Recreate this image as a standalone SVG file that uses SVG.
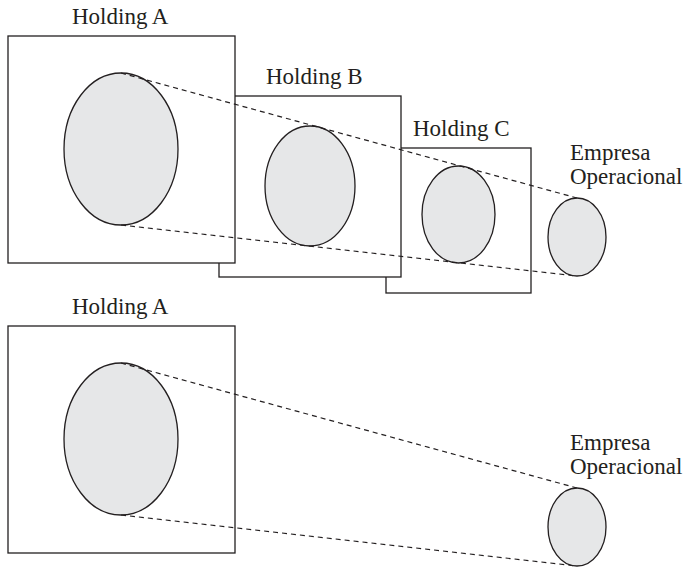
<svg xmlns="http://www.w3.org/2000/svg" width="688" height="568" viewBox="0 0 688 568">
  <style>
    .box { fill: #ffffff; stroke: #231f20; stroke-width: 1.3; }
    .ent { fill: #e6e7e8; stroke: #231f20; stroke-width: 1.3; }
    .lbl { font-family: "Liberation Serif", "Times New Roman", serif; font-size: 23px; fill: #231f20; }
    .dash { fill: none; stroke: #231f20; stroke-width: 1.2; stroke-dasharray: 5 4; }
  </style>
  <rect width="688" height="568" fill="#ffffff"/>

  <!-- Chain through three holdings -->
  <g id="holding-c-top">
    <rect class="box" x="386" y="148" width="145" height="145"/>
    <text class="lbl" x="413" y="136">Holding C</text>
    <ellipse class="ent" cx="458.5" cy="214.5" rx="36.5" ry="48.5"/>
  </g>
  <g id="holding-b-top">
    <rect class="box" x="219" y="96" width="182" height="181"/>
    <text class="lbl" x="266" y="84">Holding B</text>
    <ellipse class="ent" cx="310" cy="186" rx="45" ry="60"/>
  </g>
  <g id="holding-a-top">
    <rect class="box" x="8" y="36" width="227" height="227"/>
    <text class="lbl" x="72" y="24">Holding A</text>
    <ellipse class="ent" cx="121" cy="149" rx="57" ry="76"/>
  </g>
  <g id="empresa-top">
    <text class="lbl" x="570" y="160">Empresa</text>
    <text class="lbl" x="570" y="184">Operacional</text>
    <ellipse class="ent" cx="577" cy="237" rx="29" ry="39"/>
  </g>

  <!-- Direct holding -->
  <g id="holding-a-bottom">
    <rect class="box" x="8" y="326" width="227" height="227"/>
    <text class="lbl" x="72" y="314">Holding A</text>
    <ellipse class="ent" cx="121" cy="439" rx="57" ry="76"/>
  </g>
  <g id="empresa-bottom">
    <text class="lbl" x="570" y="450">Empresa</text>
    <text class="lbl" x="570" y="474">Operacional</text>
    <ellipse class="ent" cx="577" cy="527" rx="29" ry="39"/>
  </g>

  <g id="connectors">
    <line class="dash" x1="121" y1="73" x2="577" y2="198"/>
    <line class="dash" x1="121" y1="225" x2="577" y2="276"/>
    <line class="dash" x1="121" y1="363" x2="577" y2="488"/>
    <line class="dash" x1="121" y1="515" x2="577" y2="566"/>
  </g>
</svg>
----------------------------------------
- [EXERCISE DETAILS]:
Write out again every line above exactly as given; the pictures do not belong in the copy.

- [SOLVED EXERCISE]:
Recreate this image as a standalone SVG file that uses SVG.
<svg xmlns="http://www.w3.org/2000/svg" width="688" height="568" viewBox="0 0 688 568">
  <style>
    .box { fill: #ffffff; stroke: #231f20; stroke-width: 1.3; }
    .ent { fill: #e6e7e8; stroke: #231f20; stroke-width: 1.3; }
    .lbl { font-family: "Liberation Serif", "Times New Roman", serif; font-size: 23px; fill: #231f20; }
    .dash { fill: none; stroke: #231f20; stroke-width: 1.2; stroke-dasharray: 5 4; }
  </style>
  <rect width="688" height="568" fill="#ffffff"/>

  <!-- Chain through three holdings -->
  <g id="holding-c-top">
    <rect class="box" x="386" y="148" width="145" height="145"/>
    <text class="lbl" x="413" y="136">Holding C</text>
    <ellipse class="ent" cx="458.5" cy="214.5" rx="36.5" ry="48.5"/>
  </g>
  <g id="holding-b-top">
    <rect class="box" x="219" y="96" width="182" height="181"/>
    <text class="lbl" x="266" y="84">Holding B</text>
    <ellipse class="ent" cx="310" cy="186" rx="45" ry="60"/>
  </g>
  <g id="holding-a-top">
    <rect class="box" x="8" y="36" width="227" height="227"/>
    <text class="lbl" x="72" y="24">Holding A</text>
    <ellipse class="ent" cx="121" cy="149" rx="57" ry="76"/>
  </g>
  <g id="empresa-top">
    <text class="lbl" x="570" y="160">Empresa</text>
    <text class="lbl" x="570" y="184">Operacional</text>
    <ellipse class="ent" cx="577" cy="237" rx="29" ry="39"/>
  </g>

  <!-- Direct holding -->
  <g id="holding-a-bottom">
    <rect class="box" x="8" y="326" width="227" height="227"/>
    <text class="lbl" x="72" y="314">Holding A</text>
    <ellipse class="ent" cx="121" cy="439" rx="57" ry="76"/>
  </g>
  <g id="empresa-bottom">
    <text class="lbl" x="570" y="450">Empresa</text>
    <text class="lbl" x="570" y="474">Operacional</text>
    <ellipse class="ent" cx="577" cy="527" rx="29" ry="39"/>
  </g>

  <g id="connectors">
    <line class="dash" x1="121" y1="73" x2="577" y2="198"/>
    <line class="dash" x1="121" y1="225" x2="577" y2="276"/>
    <line class="dash" x1="121" y1="363" x2="577" y2="488"/>
    <line class="dash" x1="121" y1="515" x2="577" y2="566"/>
  </g>
</svg>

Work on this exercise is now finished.